In summary, it was perfect place to learn and grow. Since no one really expected us to succeed anyway, mistakes didn’t seem like a very big deal. And to say that I had flexibility uncommon at such an early career stage would be an understatement. When one early customer demanded a 50% discount on our software; it seemed easy enough to me to double our list prices, since no one else had bought it yet.
Especially early in your career, we tend to ask ourselves, “what jobs are available?” Perhaps the better question is, “what problems are there to solve that no one else is working on?”. What are the zones of indifference that someone will let me work on, that might lead to valuable learning and results?
Innovation and Risk
The most fun that I ever had at work was to be part of starting a small division inside of a larger organization. It took us two years to get our revenues above $10 million, but while we were doing so nobody cared about what we were doing. We had a great team. It was only after we started to scale the business that all the “help” from the parent organization showed up.
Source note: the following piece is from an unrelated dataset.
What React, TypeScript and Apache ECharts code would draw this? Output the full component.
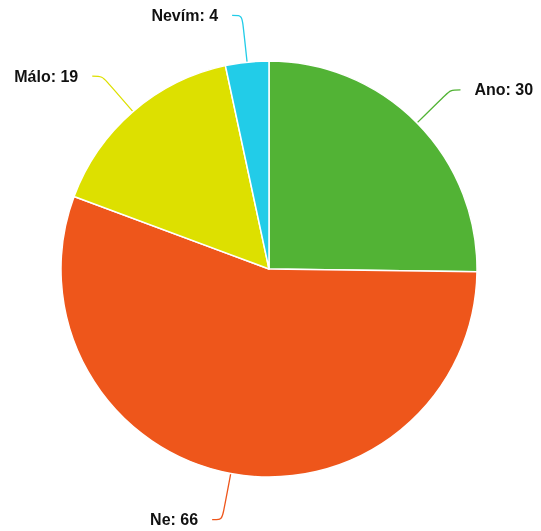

I found another zone of indifference some years later. I went to work for a quite successful healthcare information company that had a brand-name customer base. However, before I took the job, I realized that all of their produce innovation efforts and resources were focused on incremental improvements for that customer base. No one was working on new products or expanding into new markets.
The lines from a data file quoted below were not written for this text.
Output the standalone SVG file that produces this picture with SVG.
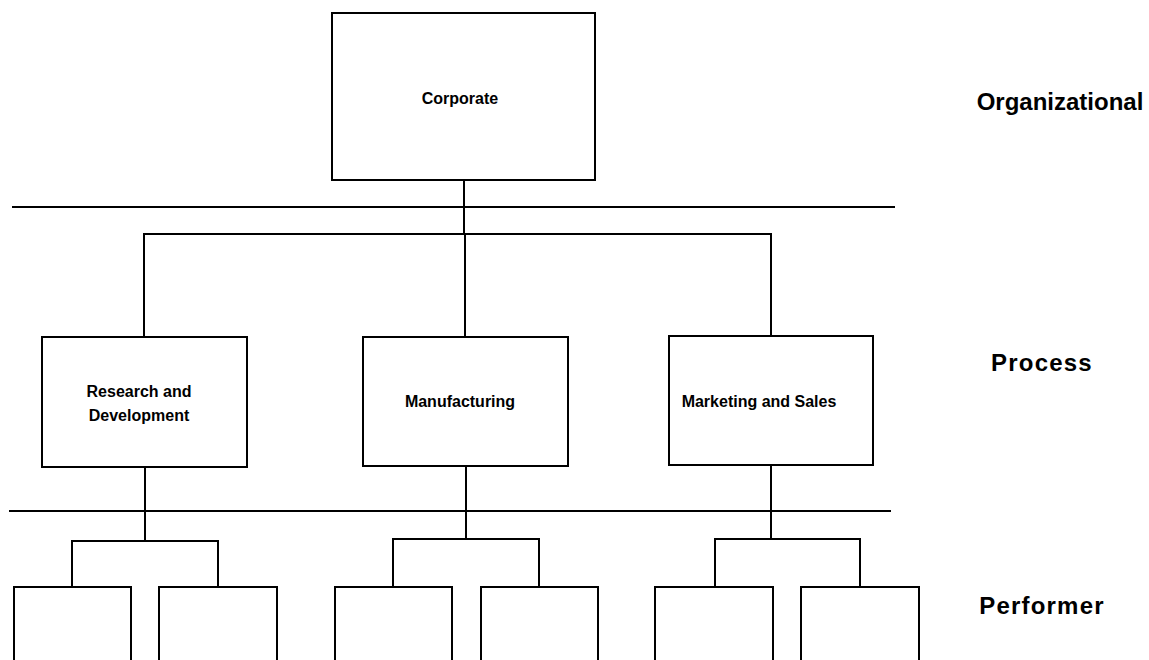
<svg xmlns="http://www.w3.org/2000/svg" width="1149" height="660" viewBox="0 0 1149 660">
<style>
.box{fill:#fff;stroke:#000;stroke-width:2}
.ln{fill:none;stroke:#000;stroke-width:2}
.sep{fill:none;stroke:#000;stroke-width:2.2}
.t{font-family:"Liberation Sans",Arial,sans-serif;font-size:16px;font-weight:bold;fill:#000;text-anchor:middle}
.lvl{font-family:"Liberation Sans",Arial,sans-serif;font-size:24px;font-weight:bold;fill:#000;text-anchor:middle}
.sp{letter-spacing:1.2px}
</style>
<rect width="1149" height="660" fill="#fff"/>
<g id="separators">
<line class="sep" x1="12" y1="207" x2="895" y2="207"/>
<line class="sep" x1="9" y1="511" x2="891" y2="511"/>
</g>
<g id="connectors">
<line class="ln" x1="464" y1="180" x2="464" y2="234"/>
<polyline class="ln" points="144,337 144,234 771,234 771,336"/>
<line class="ln" x1="465" y1="234" x2="465" y2="337"/>
<line class="ln" x1="145" y1="467" x2="145" y2="541"/>
<polyline class="ln" points="72,587 72,541 218,541 218,587"/>
<line class="ln" x1="466" y1="466" x2="466" y2="539"/>
<polyline class="ln" points="393,587 393,539 539,539 539,587"/>
<line class="ln" x1="771" y1="465" x2="771" y2="539"/>
<polyline class="ln" points="715,587 715,539 860,539 860,587"/>
</g>
<g id="corporate">
<rect class="box" x="332" y="13" width="263" height="167"/>
<text class="t" x="460" y="104">Corporate</text>
</g>
<g id="rnd">
<rect class="box" x="42" y="337" width="205" height="130"/>
<text class="t" x="139" y="397">Research and</text>
<text class="t" x="139" y="421">Development</text>
</g>
<g id="manufacturing">
<rect class="box" x="363" y="337" width="205" height="129"/>
<text class="t" x="460" y="407">Manufacturing</text>
</g>
<g id="marketing">
<rect class="box" x="669" y="336" width="204" height="129"/>
<text class="t" x="759" y="407">Marketing and Sales</text>
</g>
<g id="performer1"><rect class="box" x="14" y="587" width="117" height="80"/></g>
<g id="performer2"><rect class="box" x="159" y="587" width="118" height="80"/></g>
<g id="performer3"><rect class="box" x="335" y="587" width="117" height="80"/></g>
<g id="performer4"><rect class="box" x="481" y="587" width="117" height="80"/></g>
<g id="performer5"><rect class="box" x="655" y="587" width="118" height="80"/></g>
<g id="performer6"><rect class="box" x="801" y="587" width="118" height="80"/></g>
<g id="labels">
<text class="lvl" x="1060" y="110">Organizational</text>
<text class="lvl sp" x="1042" y="371">Process</text>
<text class="lvl sp" x="1042" y="614">Performer</text>
</g>
</svg>
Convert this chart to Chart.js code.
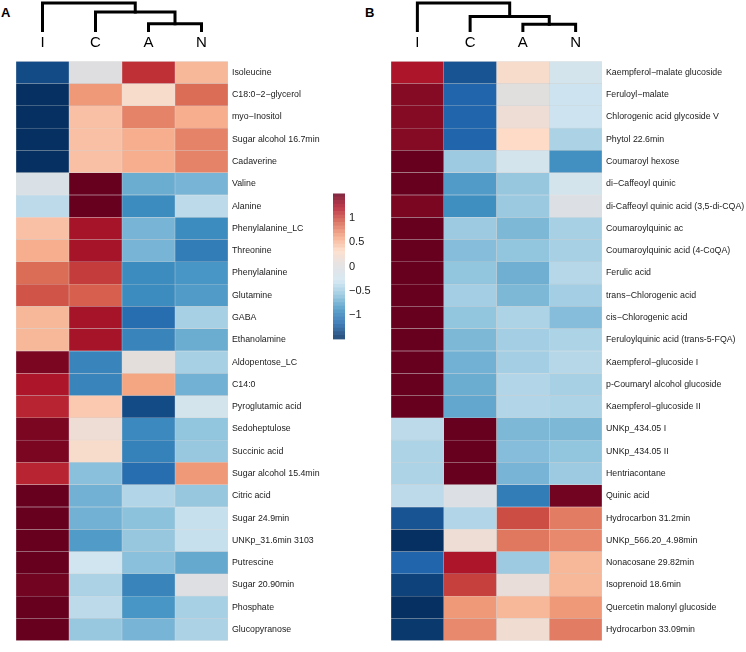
<!DOCTYPE html>
<html>
<head>
<meta charset="utf-8">
<script src="https://cdn.jsdelivr.net/npm/chart.js@4.4.1/dist/chart.umd.min.js"></script>
<style>
  body { margin: 0; background: #fff; width: 746px; height: 652px; position: relative; overflow: hidden;
         font-family: "Liberation Sans", Arial, Helvetica, sans-serif; }
  canvas { position: absolute; }
  .tag { position: absolute; font-weight: bold; font-size: 13px; line-height: 13px; color: #000; }
</style>
</head>
<body>
<div class="tag" style="left:1px;top:6px">A</div>
<div class="tag" style="left:365px;top:6px">B</div>

<canvas id="treeA" width="212" height="52" style="left:16px;top:0"></canvas>
<canvas id="heatA" width="362" height="598" style="left:16px;top:52px"></canvas>
<canvas id="treeB" width="211" height="52" style="left:391px;top:0"></canvas>
<canvas id="heatB" width="355" height="598" style="left:391px;top:52px"></canvas>
<canvas id="scale" width="52" height="167" style="left:333px;top:183px;z-index:2"></canvas>

<script>
const FONT = '"Liberation Sans", Arial, Helvetica, sans-serif';

// sample groups (columns), same order in both panels
const groups = ['I', 'C', 'A', 'N'];

// panel A: metabolites
const rowsA = ['Isoleucine', 'C18:0−2−glycerol', 'myo−Inositol', 'Sugar alcohol 16.7min', 'Cadaverine',
  'Valine', 'Alanine', 'Phenylalanine_LC', 'Threonine', 'Phenylalanine', 'Glutamine', 'GABA', 'Ethanolamine',
  'Aldopentose_LC', 'C14:0', 'Pyroglutamic acid', 'Sedoheptulose', 'Succinic acid', 'Sugar alcohol 15.4min',
  'Citric acid', 'Sugar 24.9min', 'UNKp_31.6min 3103', 'Putrescine', 'Sugar 20.90min', 'Phosphate', 'Glucopyranose'];
const aI = [-1.35, -1.5, -1.5, -1.5, -1.5, -0.12, -0.4, 0.45, 0.55, 0.85, 0.95, 0.5, 0.5,
  1.42, 1.22, 1.15, 1.42, 1.42, 1.15, 1.5, 1.5, 1.5, 1.5, 1.45, 1.5, 1.5];
const aC = [0, 0.65, 0.45, 0.45, 0.45, 1.5, 1.5, 1.25, 1.25, 1.05, 0.9, 1.25, 1.25,
  -1.0, -1.0, 0.4, 0.15, 0.25, -0.63, -0.72, -0.72, -0.85, -0.3, -0.48, -0.4, -0.57];
const aA = [1.1, 0.25, 0.75, 0.55, 0.55, -0.75, -0.95, -0.7, -0.7, -0.95, -0.95, -1.15, -1.0,
  0.05, 0.6, -1.35, -0.97, -1.02, -1.15, -0.45, -0.62, -0.58, -0.63, -1.0, -0.88, -0.7];
const aN = [0.5, 0.85, 0.55, 0.75, 0.75, -0.7, -0.4, -0.95, -1.05, -0.88, -0.85, -0.5, -0.75,
  -0.5, -0.72, -0.25, -0.6, -0.57, 0.65, -0.58, -0.35, -0.35, -0.77, -0.03, -0.5, -0.48];

// panel B: phenolics etc.
const rowsB = ['Kaempferol−malate glucoside', 'Feruloyl−malate', 'Chlorogenic acid glycoside V', 'Phytol 22.6min',
  'Coumaroyl hexose', 'di−Caffeoyl quinic', 'di-Caffeoyl quinic acid (3,5-di-CQA)', 'Coumaroylquinic ac',
  'Coumaroylquinic acid (4-CoQA)', 'Ferulic acid', 'trans−Chlorogenic acid', 'cis−Chlorogenic acid',
  'Feruloylquinic acid (trans-5-FQA)', 'Kaempferol−glucoside I', 'p-Coumaryl alcohol glucoside',
  'Kaempferol−glucoside II', 'UNKp_434.05 I', 'UNKp_434.05 II', 'Hentriacontane', 'Quinic acid',
  'Hydrocarbon 31.2min', 'UNKp_566.20_4.98min', 'Nonacosane 29.82min', 'Isoprenoid 18.6min',
  'Quercetin malonyl glucoside', 'Hydrocarbon 33.09min'];
const bI = [1.22, 1.38, 1.38, 1.38, 1.5, 1.5, 1.42, 1.5, 1.5, 1.5, 1.5, 1.5, 1.5, 1.5, 1.5, 1.5,
  -0.4, -0.47, -0.47, -0.4, -1.3, -1.5, -1.2, -1.4, -1.5, -1.45];
const bC = [-1.3, -1.2, -1.2, -1.2, -0.55, -0.85, -0.93, -0.55, -0.65, -0.6, -0.52, -0.6, -0.68, -0.72, -0.75, -0.78,
  1.5, 1.5, 1.5, -0.05, -0.45, 0.15, 1.22, 1.03, 0.65, 0.72];
const bA = [0.25, 0.03, 0.15, 0.3, -0.25, -0.58, -0.56, -0.68, -0.6, -0.73, -0.68, -0.47, -0.52, -0.52, -0.45, -0.45,
  -0.68, -0.65, -0.7, -1.05, 0.98, 0.8, -0.55, 0.1, 0.5, 0.18];
const bN = [-0.25, -0.32, -0.32, -0.48, -0.92, -0.25, -0.05, -0.5, -0.5, -0.43, -0.52, -0.65, -0.47, -0.43, -0.5, -0.47,
  -0.68, -0.6, -0.55, 1.45, 0.78, 0.72, 0.5, 0.5, 0.65, 0.78];

// column dendrograms: merge heights for (A,N), (C,AN), (I,CAN)
const treeOrder = [[2, 3], [1, 4], [0, 5]];
const treeHeightsA = [0.28, 0.69, 1.0];
const treeHeightsB = [0.27, 0.53, 1.0];

// colour key
const legendTicks = [-1, -0.5, 0, 0.5, 1];
const vmin = -1.5, vmax = 1.5;
const palette = ['#053061', '#2166ac', '#4393c3', '#92c5de', '#d1e5f0', '#dedee0',
  '#fddbc7', '#f4a582', '#d6604d', '#b2182b', '#67001f'];

function hexToRgb(h) {
  return [1, 3, 5].map(i => parseInt(h.slice(i, i + 2), 16));
}

function colorFor(v, fade = 0) {
  const t = (Math.min(vmax, Math.max(vmin, v)) - vmin) / (vmax - vmin) * (palette.length - 1);
  const i = Math.min(Math.floor(t), palette.length - 2);
  const f = t - i;
  const a = hexToRgb(palette[i]), b = hexToRgb(palette[i + 1]);
  const c = a.map((x, k) => Math.round((x + (b[k] - x) * f) * (1 - fade) + 255 * fade));
  return `rgb(${c.join(',')})`;
}

const quiet = {
  responsive: false,
  animation: false,
  events: [],
  layout: { padding: 0 },
  plugins: { legend: { display: false }, tooltip: { enabled: false } }
};

function heatmap(id, rows, cols, labelWidth) {
  new Chart(document.getElementById(id), {
    type: 'bar',
    data: {
      labels: rows,
      datasets: cols.map((vals, j) => ({
        label: groups[j],
        data: vals.map(() => 1),
        backgroundColor: vals.map(v => colorFor(v)),
        borderColor: 'rgba(170,170,170,0.35)',
        borderWidth: 0.5,
        borderSkipped: false,
        barPercentage: 1,
        categoryPercentage: 1
      }))
    },
    options: {
      ...quiet,
      indexAxis: 'y',
      scales: {
        x: { stacked: true, display: false, min: 0, max: groups.length },
        y: {
          stacked: true,
          position: 'right',
          grid: { display: false, drawTicks: false },
          border: { display: false },
          ticks: { autoSkip: false, padding: 4, color: '#1a1a1a', font: { family: FONT, size: 8.8 } },
          afterFit: s => { s.width = labelWidth; }
        }
      }
    }
  });
}

function treeSegments(heights) {
  const nodes = groups.map((g, i) => ({ x: i + 0.5, y: 0 }));
  return treeOrder.map(([a, b], k) => {
    const h = heights[k], p = nodes[a], q = nodes[b];
    nodes.push({ x: (p.x + q.x) / 2, y: h });
    return [{ x: p.x, y: p.y }, { x: p.x, y: h }, { x: q.x, y: h }, { x: q.x, y: q.y }];
  });
}

function tree(id, heights) {
  new Chart(document.getElementById(id), {
    type: 'scatter',
    data: {
      datasets: treeSegments(heights).map(seg => ({
        data: seg,
        showLine: true,
        borderColor: '#000',
        borderWidth: 3,
        borderCapStyle: 'square',
        borderJoinStyle: 'miter',
        pointRadius: 0
      }))
    },
    options: {
      ...quiet,
      scales: {
        x: {
          type: 'linear', min: 0, max: groups.length, position: 'bottom',
          grid: { display: false, drawTicks: false },
          border: { display: false },
          afterBuildTicks: s => { s.ticks = groups.map((g, i) => ({ value: i + 0.5 })); },
          ticks: { callback: (v, i) => groups[i], autoSkip: false, maxRotation: 0, padding: 2,
                   color: '#000', font: { family: FONT, size: 15 } },
          afterFit: s => { s.height = 20; }
        },
        y: { display: false, min: 0, max: 1.1 }
      }
    }
  });
}

function colourKey() {
  const steps = 40, span = (vmax - vmin) / steps;
  new Chart(document.getElementById('scale'), {
    type: 'bar',
    data: {
      labels: [''],
      datasets: Array.from({ length: steps }, (_, k) => {
        const lo = vmin + k * span;
        return {
          data: [[lo, lo + span + 0.01]],
          backgroundColor: colorFor(lo + span / 2, 0.15),
          borderWidth: 0,
          barPercentage: 1,
          categoryPercentage: 1
        };
      })
    },
    options: {
      ...quiet,
      scales: {
        x: { stacked: true, display: false },
        y: {
          stacked: false, min: vmin, max: vmax, position: 'right',
          grid: { display: false, drawTicks: false },
          border: { display: false },
          afterBuildTicks: s => { s.ticks = legendTicks.map(v => ({ value: v })); },
          ticks: { callback: v => String(v).replace('-', '−'), padding: 4, color: '#1a1a1a',
                   font: { family: FONT, size: 11 } },
          afterFit: s => { s.width = 40; }
        }
      }
    }
  });
}

tree('treeA', treeHeightsA);
tree('treeB', treeHeightsB);
heatmap('heatA', rowsA, [aI, aC, aA, aN], 150);
heatmap('heatB', rowsB, [bI, bC, bA, bN], 144);
colourKey();
</script>
</body>
</html>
When I asked my boss if I could create a small group focused on innovation in addition to my day job, she said yes. I was really excited, since the company had a lot of talent and assets. But it was also easy to get permission to do this, since no one else wanted to take the lead on new market innovation. Because, of course, innovation is risky and, especially in larger organizations, not always rewarded to traditional ways (like getting paid more). Plus, I had another day job that I had agreed to do.
Over the next ten years, the new innovation part of my job got bigger and bigger and the more-boring day job got smaller and smaller. Refugees from the mainstream organization started asking me to work on new innovation projects. We got better at finding pockets of money for innovation, both internally and from our customer base. Some of our innovations got a lot of market traction, and others did not, but, in all cases, we learned more about our markets and customers.
I noticed that when I added the word Innovation to my job title, no one challenged me. My peers were perfectly fine with the failed innovation efforts sticking to me and not them. And I was also fine with that, since working on new innovation was always more interesting than my day job.
Zones of Indifference are Everywhere
There are, of course, many ways to have a compelling and enjoyable career. I’m certainly not suggesting that I’ve discovered the only one. What I am suggesting is that zones of indifference that can advance your career and your skills are almost always there if you look for them, and when you ask to work on them, you will often get the green light.
As far as I can tell, there is no risk that the world is running out of problems to solve, or people with ideas on how to solve them. It’s the people willing to take the time to understand the problems, and roll up their sleeves and work on them, that the world always needs more of.